Every line that holds the string "this" is to be identified and copied.

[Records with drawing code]
···

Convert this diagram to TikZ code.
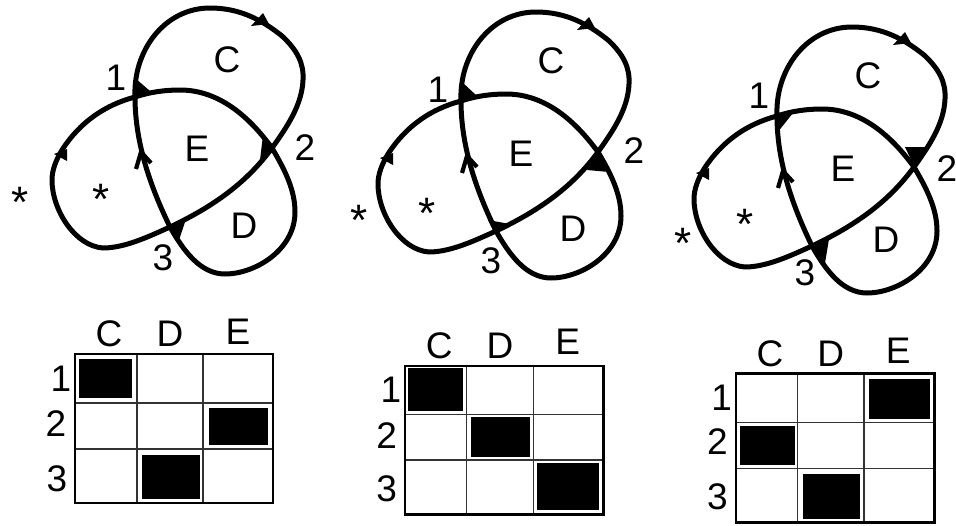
\documentclass[tikz,border=0pt]{standalone}
\usepackage{fontspec}
\setmainfont{Liberation Sans}
\newcommand{\knotcurve}{(170,227) .. controls (152,190) and (135,145) .. (135,97)
  .. controls (133,50) and (165,8) .. (210,8)
  .. controls (240,8) and (262,20) .. (282,36)
  .. controls (297,50) and (304,63) .. (303,80)
  .. controls (302,105) and (287,127) .. (272,148)
  .. controls (245,185) and (210,208) .. (170,227)
  .. controls (150,236) and (125,248) .. (103,248)
  .. controls (75,246) and (52,210) .. (52,180)
  .. controls (52,170) and (56,160) .. (62,150)
  .. controls (80,122) and (105,105) .. (135,97)
  .. controls (150,92) and (165,90) .. (180,90)
  .. controls (220,90) and (250,118) .. (272,148)
  .. controls (285,170) and (295,190) .. (295,212)
  .. controls (295,250) and (255,274) .. (225,274)
  .. controls (200,274) and (183,250) .. (170,227) -- cycle}
\newcommand{\knotarrows}{%
  \fill (251,26) -- (263,13) -- (269,24) -- cycle;
  \fill (54,154) -- (67,149) -- (67,161) -- cycle;
  \draw[chevron] (136,169) -- (141,152) -- (151,163);
}
\tikzset{
  lab/.style={inner sep=0pt,text height=26pt,text depth=0pt,font=\fontsize{37}{40}\selectfont},
  starlab/.style={inner sep=0pt,text height=26pt,text depth=0pt,font=\fontsize{44}{48}\selectfont},
  knotline/.style={line width=5pt,line join=round},
  chevron/.style={line width=4.2pt,line join=miter},
  thin grid/.style={line width=1.1pt,draw=black!80},
  frame/.style={line width=2.4pt,draw=black},
}
\begin{document}
\begin{tikzpicture}[x=1pt,y=-1pt]
\useasboundingbox (0,0) rectangle (956,525);
% knots
\begin{scope}
  \draw[knotline] \knotcurve; \knotarrows
\end{scope}
\begin{scope}[shift={(326,4)}]
  \draw[knotline] \knotcurve; \knotarrows
\end{scope}
\begin{scope}[shift={(642,19)}]
  \draw[knotline] \knotcurve; \knotarrows
\end{scope}
% crossing wedges
\fill (135,78) -- (150,91) -- (135,98) -- cycle;
\fill (263,135) -- (272,148) -- (260,160) -- cycle;
\fill (170,227) -- (185,222) -- (178,243) -- cycle;
\fill (462,82) -- (477,96) -- (460,102) -- cycle;
\fill (598,153) -- (609,172) -- (587,170) -- cycle;
\fill (488,220) -- (510,224) -- (495,233) -- cycle;
\fill (775,117) -- (793,113) -- (777,133) -- cycle;
\fill (905,147) -- (927,147) -- (915,168) -- cycle;
\fill (810,245) -- (829,239) -- (825,263) -- cycle;
% knot labels
\node[lab] (a1) at (116,77) {1};
\node[lab] (aC) at (227,59) {C};
\node[lab] (aE) at (197,148) {E};
\node[lab] (a2) at (305,147) {2};
\node[starlab] (aS) at (20,204) {*};
\node[starlab] (aT) at (101,201) {*};
\node[lab] (aD) at (244,225) {D};
\node[lab] (a3) at (163,257) {3};
\node[lab] (b1) at (438,89) {1};
\node[lab] (bC) at (551,60) {C};
\node[lab] (bE) at (521,153) {E};
\node[lab] (b2) at (634,150) {2};
\node[starlab] (bS) at (359,222) {*};
\node[starlab] (bT) at (427,215) {*};
\node[lab] (bD) at (573,228) {D};
\node[lab] (b3) at (491,260) {3};
\node[lab] (c1) at (759,95) {1};
\node[lab] (cC) at (868,75) {C};
\node[lab] (cE) at (843,168) {E};
\node[lab] (c2) at (947,168) {2};
\node[starlab] (cS) at (683,245) {*};
\node[starlab] (cT) at (745,226) {*};
\node[lab] (cD) at (886,239) {D};
\node[lab] (c3) at (805,272) {3};
% table 1
\fill (79.3,359) rectangle (131.7,397.7);
\fill (209.3,408) rectangle (268,444.7);
\fill (142,455) rectangle (200,498.7);
\draw[thin grid] (137,354) -- (137,503) (203,354) -- (203,503) (75,403) -- (273,403) (75,449) -- (273,449);
\draw[frame] (75,354) rectangle (273,503);
\node[lab] (ta) at (109,333) {C};
\node[lab] (tb) at (170,333) {D};
\node[lab] (tc) at (238,331) {E};
\node[lab] (td) at (61,378) {1};
\node[lab] (te) at (56,423) {2};
\node[lab] (tf) at (57,478) {3};
% table 2
\fill (408.3,368) rectangle (462.7,410.7);
\fill (471,417) rectangle (530,456.7);
\fill (537,463) rectangle (599,509.7);
\draw[thin grid] (466.7,365.7) -- (466.7,514.3) (533.3,365.7) -- (533.3,514.3) (405,414.3) -- (603.3,414.3) (405,460) -- (603.3,460);
\draw[frame] (405,365.7) rectangle (603.3,514.3);
\node[lab] (ua) at (439.3,345) {C};
\node[lab] (ub) at (500,345) {D};
\node[lab] (uc) at (567.7,341.7) {E};
\node[lab] (ud) at (391,389) {1};
\node[lab] (ue) at (386.7,435) {2};
\node[lab] (uf) at (386.7,488) {3};
% table 3
\fill (869,379) rectangle (930,419);
\fill (740,426) rectangle (795,465);
\fill (803.3,474) rectangle (860,519);
\draw[thin grid] (797.3,373.3) -- (797.3,522.3) (864,373.3) -- (864,522.3) (735.7,422.7) -- (934.3,422.7) (735.7,468.3) -- (934.3,468.3);
\draw[frame] (735.7,373.3) rectangle (934.3,522.3);
\node[lab] (va) at (770,353) {C};
\node[lab] (vb) at (830.7,353) {D};
\node[lab] (vc) at (898.3,350.7) {E};
\node[lab] (vd) at (721.7,397) {1};
\node[lab] (ve) at (717.3,441.7) {2};
\node[lab] (vf) at (717.3,496.7) {3};
\end{tikzpicture}
\end{document}
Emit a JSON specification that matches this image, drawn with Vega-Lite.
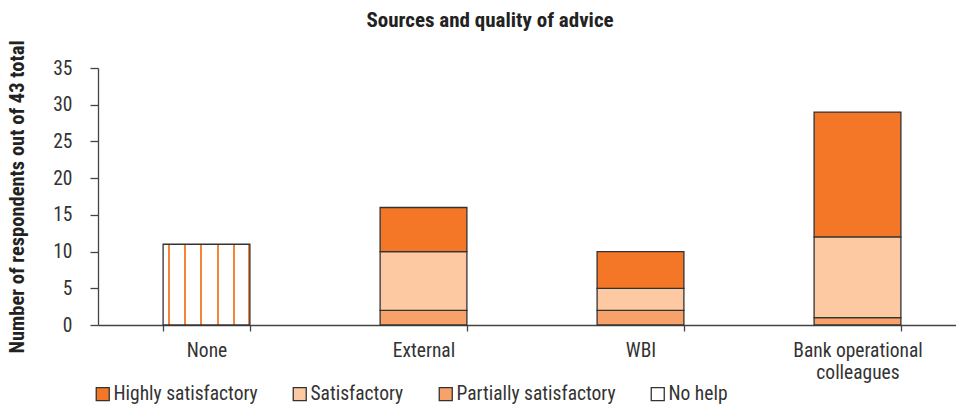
{
  "$schema": "https://vega.github.io/schema/vega-lite/v6.json",
  "width": 858,
  "height": 257,
  "autosize": {"type": "none"},
  "padding": {"left": 98, "top": 68, "right": 0, "bottom": 80},
  "background": "white",
  "config": {
    "font": "Roboto Condensed, DejaVu Sans Condensed, Roboto",
    "view": {"stroke": null}
  },
  "title": {
    "text": "Sources and quality of advice",
    "fontSize": 21,
    "fontWeight": "bold",
    "color": "#222",
    "anchor": "middle",
    "dx": -37,
    "offset": 9
  },
  "data": {
    "values": [
      {"source": "None", "quality": "No help", "count": 11},
      {"source": "External", "quality": "Partially satisfactory", "count": 2},
      {"source": "External", "quality": "Satisfactory", "count": 8},
      {"source": "External", "quality": "Highly satisfactory", "count": 6},
      {"source": "WBI", "quality": "Partially satisfactory", "count": 2},
      {"source": "WBI", "quality": "Satisfactory", "count": 3},
      {"source": "WBI", "quality": "Highly satisfactory", "count": 5},
      {"source": "Bank operational colleagues", "quality": "Partially satisfactory", "count": 1},
      {"source": "Bank operational colleagues", "quality": "Satisfactory", "count": 11},
      {"source": "Bank operational colleagues", "quality": "Highly satisfactory", "count": 17}
    ]
  },
  "transform": [
    {"calculate": "indexof(['Partially satisfactory','Satisfactory','Highly satisfactory','No help'], datum.quality)", "as": "stackRank"}
  ],
  "mark": {"type": "bar", "stroke": "#333", "strokeWidth": 1.3},
  "encoding": {
    "x": {
      "field": "source",
      "type": "nominal",
      "sort": ["None", "External", "WBI", "Bank operational colleagues"],
      "scale": {"paddingInner": 0.6, "paddingOuter": 0.277, "align": 0.5416},
      "axis": {
        "title": null,
        "labelAngle": 0,
        "labelFontSize": 19.5,
        "labelColor": "#333",
        "labelPadding": 10,
        "labelLimit": 300,
        "labelExpr": "datum.label == 'Bank operational colleagues' ? ['Bank operational', 'colleagues'] : datum.label",
        "labelLineHeight": 22,
        "tickBand": "extent",
        "tickSize": 6,
        "tickColor": "#444",
        "domainColor": "#444",
        "domainWidth": 1.3,
        "tickWidth": 1.3,
        "grid": false
      }
    },
    "y": {
      "field": "count",
      "type": "quantitative",
      "stack": "zero",
      "scale": {"domain": [0, 35], "nice": false},
      "axis": {
        "title": "Number of respondents out of 43 total",
        "titleFontSize": 20.5,
        "titleFontWeight": "bold",
        "titleColor": "#222",
        "titlePadding": 25,
        "values": [0, 5, 10, 15, 20, 25, 30, 35],
        "labelFontSize": 19.5,
        "labelColor": "#333",
        "labelPadding": 18,
        "tickSize": 8,
        "tickColor": "#444",
        "domainColor": "#444",
        "domainWidth": 1.3,
        "tickWidth": 1.3,
        "grid": false
      }
    },
    "order": {"field": "stackRank", "type": "quantitative", "sort": "ascending"},
    "color": {
      "field": "quality",
      "type": "nominal",
      "scale": {
        "domain": ["Highly satisfactory", "Satisfactory", "Partially satisfactory", "No help"],
        "range": ["#F37726", "#FCC9A3", "#F8A26B", "#FFFFFF"]
      },
      "condition": {
        "test": "datum.quality === 'No help'",
        "value": {
          "gradient": "linear",
          "x1": 0, "y1": 0, "x2": 1, "y2": 0,
          "stops": [
            {"offset": 0, "color": "#FFFFFF"},
            {"offset": 0.058, "color": "#FFFFFF"},
            {"offset": 0.058, "color": "#F5843A"},
            {"offset": 0.08, "color": "#F5843A"},
            {"offset": 0.08, "color": "#FFFFFF"},
            {"offset": 0.242, "color": "#FFFFFF"},
            {"offset": 0.242, "color": "#F5843A"},
            {"offset": 0.264, "color": "#F5843A"},
            {"offset": 0.264, "color": "#FFFFFF"},
            {"offset": 0.429, "color": "#FFFFFF"},
            {"offset": 0.429, "color": "#F5843A"},
            {"offset": 0.451, "color": "#F5843A"},
            {"offset": 0.451, "color": "#FFFFFF"},
            {"offset": 0.618, "color": "#FFFFFF"},
            {"offset": 0.618, "color": "#F5843A"},
            {"offset": 0.64, "color": "#F5843A"},
            {"offset": 0.64, "color": "#FFFFFF"},
            {"offset": 0.802, "color": "#FFFFFF"},
            {"offset": 0.802, "color": "#F5843A"},
            {"offset": 0.824, "color": "#F5843A"},
            {"offset": 0.824, "color": "#FFFFFF"},
            {"offset": 0.978, "color": "#FFFFFF"},
            {"offset": 0.978, "color": "#F5843A"},
            {"offset": 1, "color": "#F5843A"}
          ]
        }
      },
      "legend": {
        "title": null,
        "orient": "none",
        "legendX": -5,
        "legendY": 316,
        "direction": "horizontal",
        "symbolType": "square",
        "symbolSize": 169,
        "symbolStrokeColor": "#333",
        "symbolStrokeWidth": 1.3,
        "labelFontSize": 19.5,
        "labelColor": "#333",
        "labelOffset": 1,
        "labelLimit": 300,
        "columnPadding": 32,
        "encode": {
          "symbols": {
            "update": {
              "stroke": {"value": "#333"},
              "strokeWidth": {"value": 1.3},
              "opacity": {"value": 1}
            }
          }
        }
      }
    }
  }
}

···

Written solution:
Convert this diagram to TikZ code.
Emit a JSON specification that matches this image, drawn with Vega-Lite.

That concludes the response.